A recent study conducted by The Writers Guild of America West found that inclusion in TV staffing for the 2017-2018 season displays discrimination in the industry on all levels.
The study “WGAW Inclusion Report Card 2017-2018 TV Staffing Season” reports that between 2017-2018 there were 2,985 jobs staffed by writers for TV. And despite the U.S. population being 51% women, only 36% of TV writers jobs are held by women.
The gap is even more expansive for people of color, who make up 39% of the U.S. population but only hold 27% of TV writer jobs. And for the 56.7 million Americans who identify as disabled, less than 1% make up all TV writers.

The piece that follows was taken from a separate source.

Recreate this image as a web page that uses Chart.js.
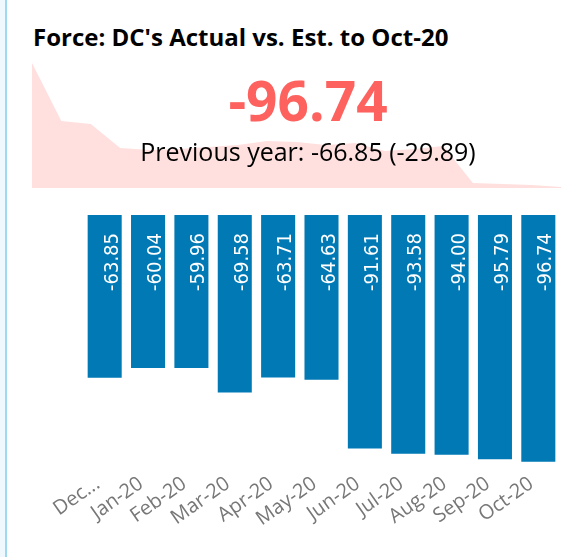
<!DOCTYPE html>
<html>
<head>
<meta charset="utf-8">
<script src="https://cdn.jsdelivr.net/npm/chart.js@4.4.0/dist/chart.umd.min.js"></script>
<style>
body { margin: 0; width: 561px; height: 557px; overflow: hidden; background: #fff; position: relative; font-family: 'Open Sans', sans-serif; }
#edge { position: absolute; left: 0; top: 0; width: 5px; height: 557px; background: #eff8fc; }
#edgeLine { position: absolute; left: 5px; top: 0; width: 2px; height: 557px; background: #9dd9ef; }
#title { position: absolute; left: 33px; top: 25px; font-size: 24px; font-weight: bold; line-height: 1; color: #000; white-space: nowrap; }
#sparkBox { position: absolute; left: 32px; top: 63px; width: 529px; height: 125px; }
#kpi { position: absolute; left: 308px; top: 72px; transform: translateX(-50%); font-size: 55px; font-weight: bold; line-height: 1; color: #fd625e; white-space: nowrap; }
#prev { position: absolute; left: 308px; top: 139px; transform: translateX(-50%); font-size: 25px; line-height: 1; color: #000; white-space: nowrap; }
#barBox { position: absolute; left: 0; top: 195px; width: 561px; height: 362px; }
</style>
</head>
<body>
<div id="edge"></div>
<div id="edgeLine"></div>
<div id="sparkBox"><canvas id="spark" width="529" height="125"></canvas></div>
<div id="title">Force: DC's Actual vs. Est. to Oct-20</div>
<div id="kpi">-96.74</div>
<div id="prev">Previous year: -66.85 (-29.89)</div>
<div id="barBox"><canvas id="bars" width="561" height="362"></canvas></div>
<script>
// monthly actual vs est.
var months = ['Dec...', 'Jan-20', 'Feb-20', 'Mar-20', 'Apr-20', 'May-20', 'Jun-20', 'Jul-20', 'Aug-20', 'Sep-20', 'Oct-20'];
var actualVsEst = [-63.85, -60.04, -59.96, -69.58, -63.71, -64.63, -91.61, -93.58, -94.00, -95.79, -96.74];

// trend behind the KPI (relative height)
var sparkValues = [125, 67, 64, 40, 38, 39, 41, 43, 47, 46, 43, 45, 37, 39, 42, 5, 4, 3, 1];
var sparkPeriods = sparkValues.map(function (v, i) { return i + 1; });

var spark = new Chart(document.getElementById('spark'), {
    type: 'line',
    data: {
        labels: sparkPeriods,
        datasets: [{
            data: sparkValues,
            fill: 'origin',
            backgroundColor: 'rgba(253, 98, 94, 0.2)',
            borderColor: 'transparent',
            borderWidth: 0,
            pointRadius: 0,
            tension: 0
        }]
    },
    options: {
        responsive: false,
        animation: false,
        layout: { padding: 0 },
        scales: {
            x: { display: false },
            y: { display: false, min: 0, max: 125 }
        },
        plugins: { legend: { display: false }, tooltip: { enabled: false } }
    }
});

var barValueLabels = {
    id: 'barValueLabels',
    afterDatasetsDraw: function (chart) {
        var ctx = chart.ctx;
        var meta = chart.getDatasetMeta(0);
        ctx.save();
        ctx.fillStyle = '#ffffff';
        ctx.font = '20px "DejaVu Sans Condensed"';
        ctx.textAlign = 'right';
        ctx.textBaseline = 'alphabetic';
        meta.data.forEach(function (bar, i) {
            ctx.save();
            ctx.translate(bar.x + 13, bar.base + 18);
            ctx.rotate(-Math.PI / 2);
            ctx.fillText(actualVsEst[i].toFixed(2), 0, 0);
            ctx.restore();
        });
        ctx.restore();
    }
};

var barChart = new Chart(document.getElementById('bars'), {
    type: 'bar',
    data: {
        labels: months,
        datasets: [{
            data: actualVsEst,
            backgroundColor: '#0179b5',
            barPercentage: 0.785,
            categoryPercentage: 1
        }]
    },
    options: {
        responsive: false,
        animation: false,
        layout: { padding: { left: 83, right: 1, top: 20, bottom: 0 } },
        scales: {
            x: {
                grid: { display: false, drawTicks: false },
                border: { display: false },
                ticks: {
                    color: '#777777',
                    font: { family: 'Open Sans', size: 20 },
                    minRotation: 35,
                    maxRotation: 35,
                    autoSkip: false,
                    padding: 2,
                    labelOffset: -7
                },
                afterFit: function (s) {
                    s.height = 87;
                    s.paddingLeft = 0;
                    s.paddingRight = 0;
                }
            },
            y: { display: false, min: -100, max: 0 }
        },
        plugins: { legend: { display: false }, tooltip: { enabled: false } }
    },
    plugins: [barValueLabels]
});
</script>
</body>
</html>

Discrimination only worsens at the higher levels. In 2018, only 24% of TV showrunner roles were held by women and only 12% were held by persons of color.
The data on LGBTQ+ writers (which was incomplete at the time of the report) reports that they do not fall under the umbrella of people that are considered diverse. However, the report states that The Writers Guild of America West believes “that LGBTQ+ writers are without question members of a historically underrepresented group.”
Another hole in diversity for TV writers is seen through age discrimination, finding that there is a near-total absence of writers over 50. This finding excludes writers at the highest levels, who more often than not got their start earlier in life.
There is, however, evidence of progress. Employment numbers have doubled over the past decade on TV series. Women have increased from 30% to 35% and persons of color have increased from 17% to 27%.
The report emphasized that the problem is far from solved but “with honesty, accountability, and continued effort, we can end unfair discrimination against writers and increase inclusion and equity across our industry.”